The Ceryneian Hind, also called Cerynitis, was an enormous hind sacred to Artemis; it had golden antlers like a stag and hooves of bronze or brass. The capture of the hind was one of the twelve labours of Heracles.

When Artemis was a child, she found five gigantic hinds grazing in Thessaly and captured four of them to draw her chariot. The fifth had escaped across a river to Mt. Cerynaea, on the border of Achaea and Arcadia. Heracles chased the hind on foot for a full year through Greece, Thrace, Istria and the land of the Hyperboreans. In some versions, he captured the hind when it stopped to drink, rendering it lame by shooting it with an arrow that had not been poisoned with centaur blood, as most of his arrows were.
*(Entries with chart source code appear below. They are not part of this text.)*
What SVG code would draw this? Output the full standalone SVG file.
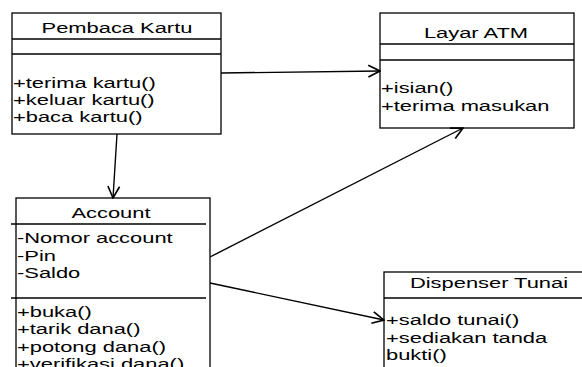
<svg xmlns="http://www.w3.org/2000/svg" width="582" height="367" viewBox="0 0 582 367">
<style>
.box{fill:#fff;stroke:#000;stroke-width:1.3}
.sep{stroke:#000;stroke-width:1.3;fill:none}
.t{font-family:"Liberation Sans",Arial,sans-serif;font-size:15px;fill:#000}
.c{text-anchor:middle}
.conn{stroke:#000;stroke-width:1.4;fill:none;marker-end:url(#open)}
</style>
<defs>
<marker id="open" markerUnits="userSpaceOnUse" markerWidth="14" markerHeight="14" viewBox="0 0 12 12" refX="11" refY="6" orient="auto">
<path d="M1,1 L11,6 L1,11" fill="none" stroke="#000" stroke-width="1.4"/>
</marker>
</defs>
<rect width="582" height="367" fill="#fff"/>
<g id="pembaca-kartu">
<rect class="box" x="12" y="13" width="209" height="121"/>
<line class="sep" x1="12" y1="39" x2="221" y2="39"/>
<line class="sep" x1="12" y1="54" x2="221" y2="54"/>
<text class="t c" transform="translate(117,33) scale(1.46,1)">Pembaca Kartu</text>
<text class="t" transform="translate(13,88) scale(1.46,1)">+terima kartu()</text>
<text class="t" transform="translate(13,105) scale(1.46,1)">+keluar kartu()</text>
<text class="t" transform="translate(13,122) scale(1.46,1)">+baca kartu()</text>
</g>
<g id="layar-atm">
<rect class="box" x="380" y="13" width="194" height="115"/>
<line class="sep" x1="380" y1="44" x2="574" y2="44"/>
<line class="sep" x1="380" y1="60" x2="574" y2="60"/>
<text class="t c" transform="translate(476,38) scale(1.46,1)">Layar ATM</text>
<text class="t" transform="translate(381,93) scale(1.46,1)">+isian()</text>
<text class="t" transform="translate(381,111) scale(1.46,1)">+terima masukan</text>
</g>
<g id="account">
<rect class="box" x="16" y="198" width="194" height="190"/>
<line class="sep" x1="11" y1="224" x2="206" y2="224"/>
<line class="sep" x1="11" y1="298" x2="206" y2="298"/>
<text class="t c" transform="translate(111,218) scale(1.46,1)">Account</text>
<text class="t" transform="translate(17,243) scale(1.46,1)">-Nomor account</text>
<text class="t" transform="translate(17,261) scale(1.46,1)">-Pin</text>
<text class="t" transform="translate(17,278) scale(1.46,1)">-Saldo</text>
<text class="t" transform="translate(17,317) scale(1.46,1)">+buka()</text>
<text class="t" transform="translate(17,334) scale(1.46,1)">+tarik dana()</text>
<text class="t" transform="translate(17,352) scale(1.46,1)">+potong dana()</text>
<text class="t" transform="translate(17,369) scale(1.46,1)">+verifikasi dana()</text>
</g>
<g id="dispenser-tunai">
<rect class="box" x="384" y="272" width="210" height="110"/>
<line class="sep" x1="384" y1="298" x2="594" y2="298"/>
<text class="t c" transform="translate(489,288) scale(1.46,1)">Dispenser Tunai</text>
<text class="t" transform="translate(386,325) scale(1.46,1)">+saldo tunai()</text>
<text class="t" transform="translate(386,343) scale(1.46,1)">+sediakan tanda</text>
<text class="t" transform="translate(386,360) scale(1.46,1)">bukti()</text>
</g>
<g id="connectors">
<line class="conn" x1="221" y1="73" x2="380" y2="71"/>
<line class="conn" x1="117" y1="134" x2="113" y2="198"/>
<line class="conn" x1="210" y1="257" x2="463" y2="128"/>
<line class="conn" x1="210" y1="283" x2="384" y2="320"/>
</g>
</svg>
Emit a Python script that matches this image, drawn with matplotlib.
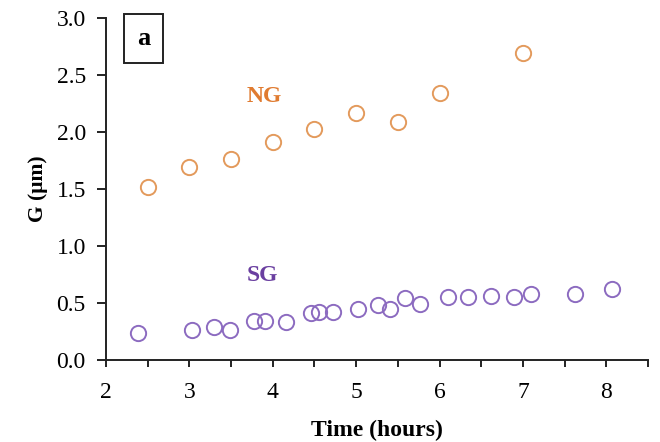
import matplotlib
matplotlib.use('Agg')
import matplotlib.pyplot as plt
from matplotlib.ticker import MultipleLocator

# NG series
ng_time = [2.5, 3.0, 3.5, 4.0, 4.5, 5.0, 5.5, 6.0, 7.0]
ng_g = [1.52, 1.69, 1.76, 1.91, 2.03, 2.17, 2.09, 2.34, 2.69]

# SG series
sg_time = [2.38, 3.03, 3.29, 3.49, 3.77, 3.91, 4.16, 4.46, 4.56, 4.72, 5.02,
           5.26, 5.41, 5.58, 5.76, 6.10, 6.34, 6.62, 6.89, 7.10, 7.63, 8.07]
sg_g = [0.24, 0.26, 0.29, 0.26, 0.34, 0.34, 0.33, 0.41, 0.42, 0.42, 0.45,
        0.48, 0.45, 0.54, 0.49, 0.55, 0.55, 0.56, 0.55, 0.58, 0.58, 0.62]

plt.rcParams['font.family'] = ['Liberation Serif', 'DejaVu Serif']

fig = plt.figure(figsize=(6.6, 4.42), dpi=100)
ax = fig.add_axes([106 / 660, 1 - 360 / 442, (648 - 106) / 660, (360 - 18) / 442])

ax.plot(ng_time, ng_g, 'o', mfc='none', mec='#E39A5C', ms=11, mew=1.4)
ax.plot(sg_time, sg_g, 'o', mfc='none', mec='#8C6BC0', ms=11, mew=1.4)

ax.set_xlim(2, 8.5)
ax.set_ylim(0, 3.0)
ax.xaxis.set_major_locator(MultipleLocator(1))
ax.xaxis.set_minor_locator(MultipleLocator(0.5))
ax.yaxis.set_major_locator(MultipleLocator(0.5))
ax.yaxis.set_major_formatter(lambda v, p: f'{v:.1f}')

for s in ['top', 'right']:
    ax.spines[s].set_visible(False)
for s in ['left', 'bottom']:
    ax.spines[s].set_linewidth(1.4)
    ax.spines[s].set_color('#222222')

ax.tick_params(which='both', direction='out', width=1.4, color='#222222',
               labelsize=17)
ax.tick_params(axis='y', length=6.5, pad=8)
ax.tick_params(axis='x', which='both', length=5, pad=11)

ax.set_xlabel('Time (hours)', fontsize=17, fontweight='bold', labelpad=12)
ax.set_ylabel('G (μm)', fontsize=15.5, fontweight='bold', labelpad=6)

ax.text(2.45, 2.82, 'a', fontsize=19, fontweight='bold', ha='center', va='center',
        bbox=dict(boxstyle='square,pad=0.5', fc='white', ec='#222222', lw=1.4))
ax.text(3.9, 2.31, 'NG', fontsize=17, fontweight='bold', color='#E07B30',
        ha='center', va='center')
ax.text(3.87, 0.74, 'SG', fontsize=17, fontweight='bold', color='#6A3FA0',
        ha='center', va='center')

fig.savefig('out.png', dpi=100)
Eurystheus had given Heracles this task hoping to incite Artemis' anger at Heracles for his desecration of her sacred animal. As he was returning with the hind, Heracles encountered Artemis and her twin, Apollo, and begged the goddess for forgiveness. Artemis forgave him, foiling Eurystheus' plan.

Roes bearing antlers were unknown in Greece, but the story of the hind is suggestive of reindeer, which unlike other deer can he harnessed and whose females bear antlers; so the myth's archaic origins may have been northern, Robert Graves thought.